SET PROBLEM: Return all the data below as it stands, minus the pictures.
^^^^^^^^
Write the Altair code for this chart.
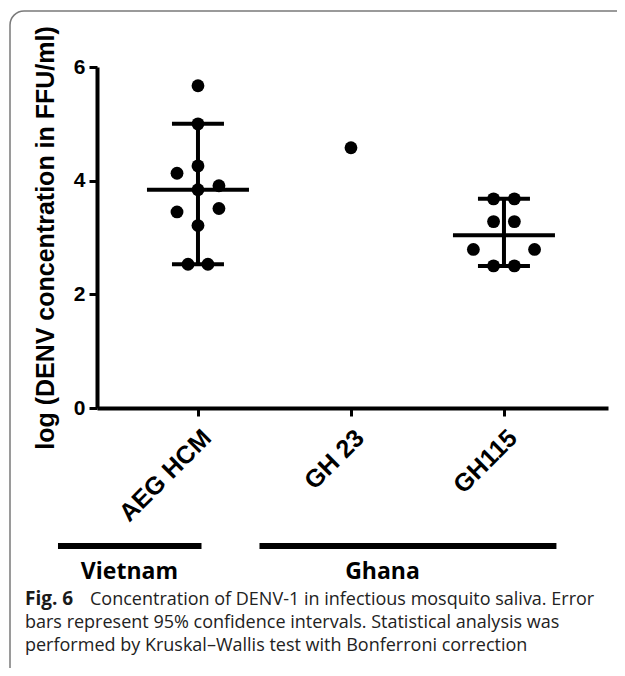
import json
import altair as alt
import pandas as pd

# ---------------- data ----------------
categories = ["AEG HCM", "GH 23", "GH115"]

point_group = ["AEG HCM"] * 11 + ["GH 23"] + ["GH115"] * 8
point_value = [5.67, 5.00, 4.26, 4.13, 3.91, 3.84, 3.51, 3.45, 3.21, 2.53, 2.53,
               4.58,
               3.68, 3.68, 3.28, 3.28, 2.79, 2.79, 2.50, 2.50]
point_jitter = [0, 0, 0, -0.137, 0.137, 0, 0.137, -0.137, 0, -0.065, 0.065,
                0,
                -0.068, 0.068, -0.068, 0.068, -0.2, 0.2, -0.068, 0.068]

stat_group = ["AEG HCM", "GH115"]
stat_mean = [3.84, 3.04]
stat_low = [2.53, 2.50]
stat_high = [5.00, 3.68]

country = ["Vietnam", "Ghana"]
country_start = [-0.915, 0.402]   # in category units
country_end = [0.023, 2.343]
country_label_x = [-0.448, 1.206]

y_ticks = [0, 2, 4, 6]
y_title = "log (DENV concentration in FFU/ml)"
caption_bold = "Fig. 6"
caption_lines = [
    "Concentration of DENV-1 in infectious mosquito saliva. Error",
    "bars represent 95% confidence intervals. Statistical analysis was",
    "performed by Kruskal\u2013Wallis test with Bonferroni correction",
]

# ---------------- tables ----------------
idx = {c: i for i, c in enumerate(categories)}
pts = pd.DataFrame({"group": point_group, "value": point_value, "jit": point_jitter})
pts["xpos"] = [idx[g] + j for g, j in zip(pts["group"], pts["jit"])]

stats = pd.DataFrame({"group": stat_group, "mean": stat_mean, "low": stat_low, "high": stat_high})
stats["xpos"] = [idx[g] for g in stats["group"]]

ctry = pd.DataFrame({"country": country, "start": country_start, "end": country_end,
                     "lx": country_label_x})

W, H = 511, 341
AX_FONT = "Liberation Sans"
CAP_FONT = "Open Sans"

xscale = alt.Scale(domain=[-0.66, 2.68], nice=False, zero=False)
yscale = alt.Scale(domain=[0, 6], nice=False, zero=True)

label_expr = json.dumps(categories) + "[datum.value]"

x_axis = alt.Axis(values=[0, 1, 2], labelExpr=label_expr, title=None, grid=False,
                  domainColor="black", domainWidth=4, tickColor="black", tickWidth=3,
                  tickSize=8, labelAngle=-45, labelAlign="right", labelBaseline="top",
                  labelFont=AX_FONT, labelFontWeight="bold", labelFontSize=25,
                  labelColor="black", labelPadding=9)
y_axis = alt.Axis(values=y_ticks, format="d", title=y_title, grid=False, domainColor="black",
                  domainWidth=4, tickColor="black", tickWidth=3, tickSize=8,
                  labelFont=AX_FONT, labelFontWeight="bold", labelFontSize=21,
                  labelColor="black", labelPadding=4,
                  titleFont=AX_FONT, titleFontWeight="bold", titleFontSize=25,
                  titleColor="black", titlePadding=15)

points = alt.Chart(pts).mark_circle(size=165, color="black", opacity=1).encode(
    x=alt.X("xpos:Q", scale=xscale, axis=x_axis),
    y=alt.Y("value:Q", scale=yscale, axis=y_axis),
)

whisker = alt.Chart(stats).mark_rule(color="black", strokeWidth=4).encode(
    x=alt.X("xpos:Q", scale=xscale), y=alt.Y("low:Q", scale=yscale), y2="high:Q")
mean_line = alt.Chart(stats).mark_tick(orient="horizontal", color="black", size=102,
                                       thickness=4, opacity=1).encode(
    x=alt.X("xpos:Q", scale=xscale), y=alt.Y("mean:Q", scale=yscale))
cap_low = alt.Chart(stats).mark_tick(orient="horizontal", color="black", size=52,
                                     thickness=4, opacity=1).encode(
    x=alt.X("xpos:Q", scale=xscale), y=alt.Y("low:Q", scale=yscale))
cap_high = alt.Chart(stats).mark_tick(orient="horizontal", color="black", size=52,
                                      thickness=4, opacity=1).encode(
    x=alt.X("xpos:Q", scale=xscale), y=alt.Y("high:Q", scale=yscale))

country_lines = alt.Chart(ctry).mark_rule(color="black", strokeWidth=6, clip=False).encode(
    x=alt.X("start:Q", scale=xscale), x2="end:Q", y=alt.value(479))
country_text = alt.Chart(ctry).mark_text(font=CAP_FONT, fontWeight="bold", fontSize=23,
                                         color="black", baseline="alphabetic",
                                         clip=False).encode(
    x=alt.X("lx:Q", scale=xscale), y=alt.value(512), text="country:N")

one = alt.Data(values=[{}])
frame = alt.Chart(one).mark_rect(filled=False, stroke="#7a7a7a", strokeWidth=1.5,
                                 cornerRadius=14, clip=False).encode(
    x=alt.value(-87), x2=alt.value(700), y=alt.value(-56), y2=alt.value(700))

cap0 = alt.Chart(one).mark_text(font=CAP_FONT, fontWeight="bold", fontSize=19, color="#1a1a1a",
                                align="left", baseline="alphabetic", text=caption_bold).encode(
    x=alt.value(-72), y=alt.value(538))
cap_layers = []
cap_x = [-7, -72, -72]
cap_y = [538, 561, 584]
for line, cx, cy in zip(caption_lines, cap_x, cap_y):
    cap_layers.append(
        alt.Chart(one).mark_text(font=CAP_FONT, fontSize=18, color="#222",
                                 align="left", baseline="alphabetic", text=line).encode(
            x=alt.value(cx), y=alt.value(cy)))

chart = alt.layer(frame, whisker, mean_line, cap_low, cap_high, points,
                  country_lines, country_text, cap0, *cap_layers).properties(
    width=W, height=H,
    autosize=alt.AutoSizeParams(type="none"),
    padding={"left": 89, "top": 59, "right": 9, "bottom": 260},
).configure(background="white", view=alt.ViewConfig(stroke=None))

chart.save("out.html", embed_options={"renderer": "svg", "actions": False})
^^^^^^^^
OUTPUT OF THE TASK:
Write the Altair code for this chart.
import json
import altair as alt
import pandas as pd

# ---------------- data ----------------
categories = ["AEG HCM", "GH 23", "GH115"]

point_group = ["AEG HCM"] * 11 + ["GH 23"] + ["GH115"] * 8
point_value = [5.67, 5.00, 4.26, 4.13, 3.91, 3.84, 3.51, 3.45, 3.21, 2.53, 2.53,
               4.58,
               3.68, 3.68, 3.28, 3.28, 2.79, 2.79, 2.50, 2.50]
point_jitter = [0, 0, 0, -0.137, 0.137, 0, 0.137, -0.137, 0, -0.065, 0.065,
                0,
                -0.068, 0.068, -0.068, 0.068, -0.2, 0.2, -0.068, 0.068]

stat_group = ["AEG HCM", "GH115"]
stat_mean = [3.84, 3.04]
stat_low = [2.53, 2.50]
stat_high = [5.00, 3.68]

country = ["Vietnam", "Ghana"]
country_start = [-0.915, 0.402]   # in category units
country_end = [0.023, 2.343]
country_label_x = [-0.448, 1.206]

y_ticks = [0, 2, 4, 6]
y_title = "log (DENV concentration in FFU/ml)"
caption_bold = "Fig. 6"
caption_lines = [
    "Concentration of DENV-1 in infectious mosquito saliva. Error",
    "bars represent 95% confidence intervals. Statistical analysis was",
    "performed by Kruskal\u2013Wallis test with Bonferroni correction",
]

# ---------------- tables ----------------
idx = {c: i for i, c in enumerate(categories)}
pts = pd.DataFrame({"group": point_group, "value": point_value, "jit": point_jitter})
pts["xpos"] = [idx[g] + j for g, j in zip(pts["group"], pts["jit"])]

stats = pd.DataFrame({"group": stat_group, "mean": stat_mean, "low": stat_low, "high": stat_high})
stats["xpos"] = [idx[g] for g in stats["group"]]

ctry = pd.DataFrame({"country": country, "start": country_start, "end": country_end,
                     "lx": country_label_x})

W, H = 511, 341
AX_FONT = "Liberation Sans"
CAP_FONT = "Open Sans"

xscale = alt.Scale(domain=[-0.66, 2.68], nice=False, zero=False)
yscale = alt.Scale(domain=[0, 6], nice=False, zero=True)

label_expr = json.dumps(categories) + "[datum.value]"

x_axis = alt.Axis(values=[0, 1, 2], labelExpr=label_expr, title=None, grid=False,
                  domainColor="black", domainWidth=4, tickColor="black", tickWidth=3,
                  tickSize=8, labelAngle=-45, labelAlign="right", labelBaseline="top",
                  labelFont=AX_FONT, labelFontWeight="bold", labelFontSize=25,
                  labelColor="black", labelPadding=9)
y_axis = alt.Axis(values=y_ticks, format="d", title=y_title, grid=False, domainColor="black",
                  domainWidth=4, tickColor="black", tickWidth=3, tickSize=8,
                  labelFont=AX_FONT, labelFontWeight="bold", labelFontSize=21,
                  labelColor="black", labelPadding=4,
                  titleFont=AX_FONT, titleFontWeight="bold", titleFontSize=25,
                  titleColor="black", titlePadding=15)

points = alt.Chart(pts).mark_circle(size=165, color="black", opacity=1).encode(
    x=alt.X("xpos:Q", scale=xscale, axis=x_axis),
    y=alt.Y("value:Q", scale=yscale, axis=y_axis),
)

whisker = alt.Chart(stats).mark_rule(color="black", strokeWidth=4).encode(
    x=alt.X("xpos:Q", scale=xscale), y=alt.Y("low:Q", scale=yscale), y2="high:Q")
mean_line = alt.Chart(stats).mark_tick(orient="horizontal", color="black", size=102,
                                       thickness=4, opacity=1).encode(
    x=alt.X("xpos:Q", scale=xscale), y=alt.Y("mean:Q", scale=yscale))
cap_low = alt.Chart(stats).mark_tick(orient="horizontal", color="black", size=52,
                                     thickness=4, opacity=1).encode(
    x=alt.X("xpos:Q", scale=xscale), y=alt.Y("low:Q", scale=yscale))
cap_high = alt.Chart(stats).mark_tick(orient="horizontal", color="black", size=52,
                                      thickness=4, opacity=1).encode(
    x=alt.X("xpos:Q", scale=xscale), y=alt.Y("high:Q", scale=yscale))

country_lines = alt.Chart(ctry).mark_rule(color="black", strokeWidth=6, clip=False).encode(
    x=alt.X("start:Q", scale=xscale), x2="end:Q", y=alt.value(479))
country_text = alt.Chart(ctry).mark_text(font=CAP_FONT, fontWeight="bold", fontSize=23,
                                         color="black", baseline="alphabetic",
                                         clip=False).encode(
    x=alt.X("lx:Q", scale=xscale), y=alt.value(512), text="country:N")

one = alt.Data(values=[{}])
frame = alt.Chart(one).mark_rect(filled=False, stroke="#7a7a7a", strokeWidth=1.5,
                                 cornerRadius=14, clip=False).encode(
    x=alt.value(-87), x2=alt.value(700), y=alt.value(-56), y2=alt.value(700))

cap0 = alt.Chart(one).mark_text(font=CAP_FONT, fontWeight="bold", fontSize=19, color="#1a1a1a",
                                align="left", baseline="alphabetic", text=caption_bold).encode(
    x=alt.value(-72), y=alt.value(538))
cap_layers = []
cap_x = [-7, -72, -72]
cap_y = [538, 561, 584]
for line, cx, cy in zip(caption_lines, cap_x, cap_y):
    cap_layers.append(
        alt.Chart(one).mark_text(font=CAP_FONT, fontSize=18, color="#222",
                                 align="left", baseline="alphabetic", text=line).encode(
            x=alt.value(cx), y=alt.value(cy)))

chart = alt.layer(frame, whisker, mean_line, cap_low, cap_high, points,
                  country_lines, country_text, cap0, *cap_layers).properties(
    width=W, height=H,
    autosize=alt.AutoSizeParams(type="none"),
    padding={"left": 89, "top": 59, "right": 9, "bottom": 260},
).configure(background="white", view=alt.ViewConfig(stroke=None))

chart.save("out.html", embed_options={"renderer": "svg", "actions": False})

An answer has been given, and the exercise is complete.